Last week’s CPI report will most certainly have a profound impact on the Federal Reserve’s FOMC meeting which will begin tomorrow. While there is a minority of economists that are predicting a 75-basis point interest rate hike, most analysts including myself believe that the Federal Reserve will continue to implement 50-basis point interest rate hikes in June, July, and possibly September FOMC meetings.
Concerns about rising inflation led to bearish market sentiment and selling pressure. The net result was sharp declines in U.S. equities, precious metals, and cryptocurrencies. This major selloff occurs in conjunction with sharp rises in the U.S. Treasury yields and the U.S. dollar.

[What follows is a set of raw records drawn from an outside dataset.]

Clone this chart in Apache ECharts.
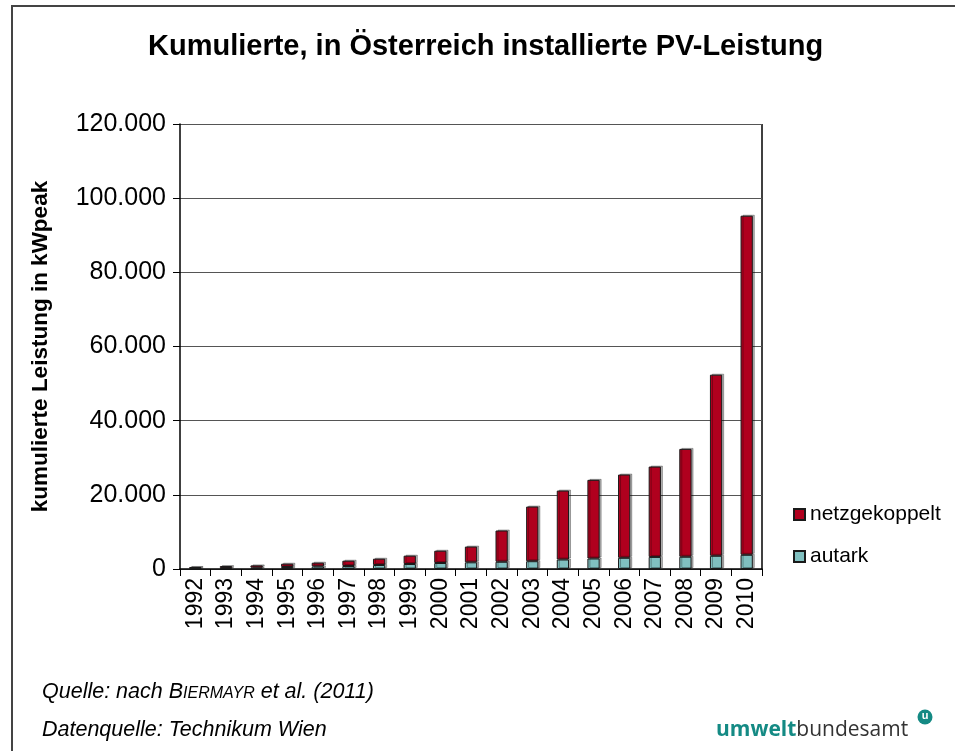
<!DOCTYPE html>
<html>
<head>
<meta charset="utf-8">
<script src="https://cdn.jsdelivr.net/npm/echarts@6/dist/echarts.min.js"></script>
<style>
  html, body { margin: 0; padding: 0; background: #fff; }
  #chart { width: 955px; height: 751px; }
</style>
</head>
<body>
<div id="chart"></div>
<script>
// ── Data (kWpeak) ──
const years = ['1992', '1993', '1994', '1995', '1996', '1997', '1998', '1999', '2000', '2001',
  '2002', '2003', '2004', '2005', '2006', '2007', '2008', '2009', '2010'];
const autark = [150, 250, 350, 540, 700, 810, 1080, 1350, 1620, 1800,
  1950, 2100, 2560, 2830, 3020, 3250, 3300, 3560, 3830];
const netzgekoppelt = [400, 550, 620, 890, 1000, 1430, 1700, 2240, 3310, 4250,
  8425, 14740, 18590, 21210, 22450, 24370, 29090, 48840, 91440];

const RED = '#b0001e';
const TEAL = '#80c0c0';
const LOGO = '#148a84';
const FONT = 'Liberation Sans, Arial, sans-serif';

const chart = echarts.init(document.getElementById('chart'));

function barStyle(color) {
  return {
    color: color,
    borderColor: '#1a1a1a',
    borderWidth: 1,
    shadowColor: 'rgba(0,0,0,0.3)',
    shadowOffsetX: 2,
    shadowOffsetY: -1,
    shadowBlur: 0,
  };
}

chart.setOption({
  backgroundColor: '#fff',
  animation: false,
  title: {
    text: 'Kumulierte, in Österreich installierte PV-Leistung',
    left: 143, top: 27,
    textStyle: { fontFamily: FONT, fontSize: 29, fontWeight: 'bold', color: '#000' },
  },
  legend: {
    data: ['netzgekoppelt', 'autark'],
    orient: 'vertical',
    left: 788, top: 499,
    itemWidth: 11, itemHeight: 11, itemGap: 21,
    icon: 'rect',
    textStyle: { fontFamily: FONT, fontSize: 21, color: '#000' },
  },
  grid: { left: 180, right: 193, top: 124, bottom: 182 },
  xAxis: {
    type: 'category',
    data: years,
    axisLine: { lineStyle: { color: '#000', width: 1.5 } },
    axisTick: { show: true, length: 7, lineStyle: { color: '#000' } },
    axisLabel: { rotate: 90, margin: 9, fontFamily: FONT, fontSize: 23, color: '#000' },
  },
  yAxis: {
    type: 'value',
    min: 0, max: 120000, interval: 20000,
    name: 'kumulierte Leistung in kWpeak',
    nameLocation: 'middle',
    nameGap: 128,
    nameTextStyle: { fontFamily: FONT, fontSize: 22.5, fontWeight: 'bold', color: '#000' },
    axisLine: { show: true, lineStyle: { color: '#000', width: 1.5 } },
    axisTick: { show: true, length: 7, lineStyle: { color: '#000' } },
    axisLabel: {
      margin: 14, fontFamily: FONT, fontSize: 25, color: '#000',
      formatter: v => v === 0 ? '0' : (v / 1000).toFixed(0) + '.000',
    },
    splitLine: { lineStyle: { color: '#555', width: 1 } },
  },
  series: [
    {
      name: 'autark', type: 'bar', stack: 'pv',
      barWidth: '40%',
      itemStyle: barStyle(TEAL),
      data: autark,
    },
    {
      name: 'netzgekoppelt', type: 'bar', stack: 'pv',
      barWidth: '40%',
      itemStyle: barStyle(RED),
      data: netzgekoppelt,
    },
  ],
  graphic: [
    // outer frame (only left and top edges visible)
    {
      type: 'polyline',
      shape: { points: [[12, 751], [12, 6], [955, 6]] },
      style: { stroke: '#444', lineWidth: 2, fill: null },
    },
    // right edge of plot area
    {
      type: 'line',
      shape: { x1: 762, y1: 124, x2: 762, y2: 569 },
      style: { stroke: '#000', lineWidth: 1.5 },
    },
    {
      type: 'text',
      left: 42, top: 681,
      style: {
        text: '{n|Quelle: nach B}{s|IERMAYR}{n| et al. (2011)}',
        rich: {
          n: { fontFamily: FONT, fontSize: 21.5, fontStyle: 'italic', fill: '#000' },
          s: { fontFamily: FONT, fontSize: 16, fontStyle: 'italic', fill: '#000', padding: [4, 0, 0, 0] },
        },
      },
    },
    {
      type: 'text',
      left: 42, top: 719,
      style: {
        text: 'Datenquelle: Technikum Wien',
        font: 'italic 21.5px ' + FONT,
        fill: '#000',
      },
    },
    // logo
    {
      type: 'text',
      left: 716, top: 720,
      style: {
        text: '{a|umwelt}{b|bundesamt}',
        rich: {
          a: { fontFamily: 'Open Sans, sans-serif', fontSize: 21, fontWeight: 'bold', fill: LOGO },
          b: { fontFamily: 'Open Sans, sans-serif', fontSize: 21, fontWeight: 'normal', fill: '#333' },
        },
      },
    },
    {
      type: 'circle',
      shape: { cx: 925, cy: 717, r: 7.5 },
      style: { fill: LOGO },
    },
    {
      type: 'text',
      x: 925, y: 716,
      style: {
        text: 'u', font: 'bold 11px ' + FONT, fill: '#fff',
        align: 'center', verticalAlign: 'middle',
      },
    },
  ],
});
</script>
</body>
</html>
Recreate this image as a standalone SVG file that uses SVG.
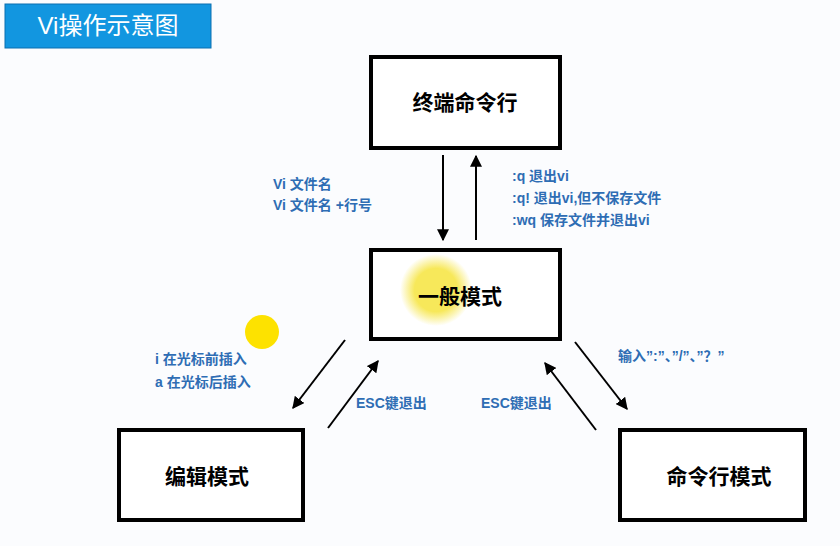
<svg xmlns="http://www.w3.org/2000/svg" width="840" height="546" viewBox="0 0 840 546">
<style>
.box{fill:#fff;stroke:#000;stroke-width:4}
.nt{font-family:"Liberation Sans","Noto Sans CJK SC",sans-serif;font-size:21px;font-weight:bold;fill:#000;text-anchor:middle}
.lb{font-family:"Liberation Sans","Noto Sans CJK SC",sans-serif;font-size:14px;font-weight:bold;fill:#2e6db4}
.ar{stroke:#000;stroke-width:2;fill:none;marker-end:url(#ah)}
</style>
<defs>
<marker id="ah" viewBox="0 0 10 10" refX="9" refY="5" markerWidth="6" markerHeight="6" orient="auto"><path d="M0,0L10,5L0,10z" fill="#000"/></marker>
<radialGradient id="glow"><stop offset="0.6" stop-color="#f7e85a"/><stop offset="1" stop-color="#f7e85a" stop-opacity="0"/></radialGradient>
</defs>
<rect width="840" height="546" fill="#fbfcfe"/>
<g id="title"><rect x="5" y="4" width="206" height="44" fill="#1296e0" stroke="#0b6fb0"/><text x="108" y="34" font-family="Liberation Sans,'Noto Sans CJK SC',sans-serif" font-size="24" fill="#fff" text-anchor="middle">Vi操作示意图</text></g>
<g id="terminal"><rect class="box" x="371" y="57" width="189" height="91"/><text class="nt" x="465" y="110">终端命令行</text></g>
<g id="normal"><rect class="box" x="371" y="250" width="189" height="89"/><circle cx="436" cy="290" r="36" fill="url(#glow)"/><text class="nt" x="460" y="304">一般模式</text></g>
<g id="edit"><rect class="box" x="119" y="430" width="184" height="90"/><text class="nt" x="207" y="484">编辑模式</text></g>
<g id="cmdline"><rect class="box" x="620" y="430" width="185" height="90"/><text class="nt" x="719" y="484">命令行模式</text></g>
<circle cx="262" cy="332" r="17" fill="#fde200"/>
<g id="connectors">
<line class="ar" x1="443" y1="155" x2="443" y2="240"/>
<line class="ar" x1="476" y1="240" x2="476" y2="156"/>
<line class="ar" x1="345" y1="340" x2="293" y2="408"/>
<line class="ar" x1="328" y1="428" x2="378" y2="361"/>
<line class="ar" x1="575" y1="342" x2="627" y2="409"/>
<line class="ar" x1="596" y1="430" x2="545" y2="363"/>
</g>
<g id="labels">
<text class="lb" x="273" y="189">Vi 文件名</text>
<text class="lb" x="273" y="210">Vi  文件名  +行号</text>
<text class="lb" x="512" y="181">:q   退出vi</text>
<text class="lb" x="512" y="203">:q!  退出vi,但不保存文件</text>
<text class="lb" x="512" y="225">:wq 保存文件并退出vi</text>
<text class="lb" x="155" y="364">i  在光标前插入</text>
<text class="lb" x="155" y="387">a 在光标后插入</text>
<text class="lb" x="356" y="408">ESC键退出</text>
<text class="lb" x="481" y="408">ESC键退出</text>
<text class="lb" x="618" y="361">输入”:”、”/”、”？”</text>
</g>
</svg>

Crude oil continues to trade at elevated levels above $100 per barrel with crude oil futures currently fixed at $120.95 per barrel.
U.S. equities sold off sharply today with the NASDAQ composite scoring the largest decline of 4.68% or 530.79 points. The Standard & Poor’s 500 lost 3.88% or 151.23 points. The Dow Jones declined 2.79% and is currently fixed at 30,516.74. The chart above is a daily chart of the S&P 500. The Standard & Poor’s has closed lower for the last three consecutive days creating two large price gaps between Thursday’s and Friday’s trading session and in Friday’s session versus today’s. This index has lost almost 10% since the close on Tuesday, June 7.